According to the Legislative Budget Board (LBB), HB 3418 is expected to have no significant fiscal impact on the state. The bill's provisions—prohibiting individuals required to register as sex offenders from working for transportation network companies (TNCs)—can be implemented and enforced using existing agency resources, including those of the Texas Department of Criminal Justice, Department of Public Safety, and the Office of Court Administration. The cost of notifying offenders of the new restriction during the registration process or monitoring compliance is anticipated to be minimal and absorbed within current workflows.
Importantly, the LBB also notes that the bill will not significantly affect state correctional populations or increase demand for correctional resources. That is, while the bill does create a new employment prohibition, it does not create new criminal offenses or increase penalties in a way that would lead to measurable incarceration or supervision impacts.
At the local level, the bill is similarly expected to have minimal financial effects. Law enforcement agencies, courts, and probation departments would not see a significant increase in workload or costs associated with enforcement or prosecution, as the bill does not introduce complex procedures or require active monitoring beyond existing offender oversight.
Overall, HB 3418 is fiscally neutral, imposing no meaningful cost on state or local governments and requiring no new appropriations. Its limited scope and reliance on current administrative structures contribute to its low fiscal footprint.
HB 3418 prohibits individuals listed on the Texas sex offender registry from working for transportation network companies (TNCs), such as Uber or Lyft, either by providing rides for compensation or logging into the TNC digital network as drivers. The bill further requires that such individuals be explicitly informed of this employment restriction before their release from incarceration. While framed as a public safety measure, particularly aimed at protecting vulnerable populations, the bill imposes blanket prohibitions that raise serious liberty concerns without providing adequate mechanisms for individualized assessment or proportionality.
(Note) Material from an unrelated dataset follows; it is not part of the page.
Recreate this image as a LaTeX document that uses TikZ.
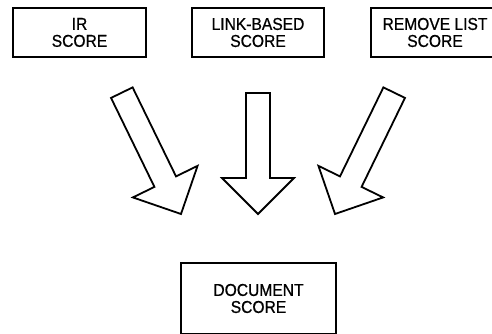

The bill’s objective—to align Texas law with perceived gaps in federal background check standards used by TNCs—is based on the assumption that all registered individuals pose a present and unacceptable risk. However, this approach fails to distinguish between offense types, risk levels, or the time elapsed since the offense, effectively enacting a lifetime employment ban in this sector for all registrants. This blanket exclusion conflicts with principles of limited government and individual liberty, as it uses a one-size-fits-all restriction rather than allowing for tailored public safety solutions grounded in due process and evidence of risk.
Moreover, the substitute version of the bill shifts enforcement responsibility away from private companies (as originally proposed) and places it solely on the registrants themselves and the criminal justice system. While this reduces regulatory burden on businesses, it also lessens built-in safeguards that might prevent violations before they occur. The law imposes a new employment restriction without creating a corresponding criminal offense, relying instead on indirect compliance mechanisms and post-release notification.
Although the bill has no significant fiscal impact, its broader implication is the expansion of civil disability for a broad class of people based solely on registration status, not on current behavior or individual assessment. This undermines reintegration efforts, denies economic opportunity, and risks setting a precedent for further employment-based restrictions without proportional justification. For these reasons, Texas Policy Research recommends that lawmakers vote NO on HB 3418.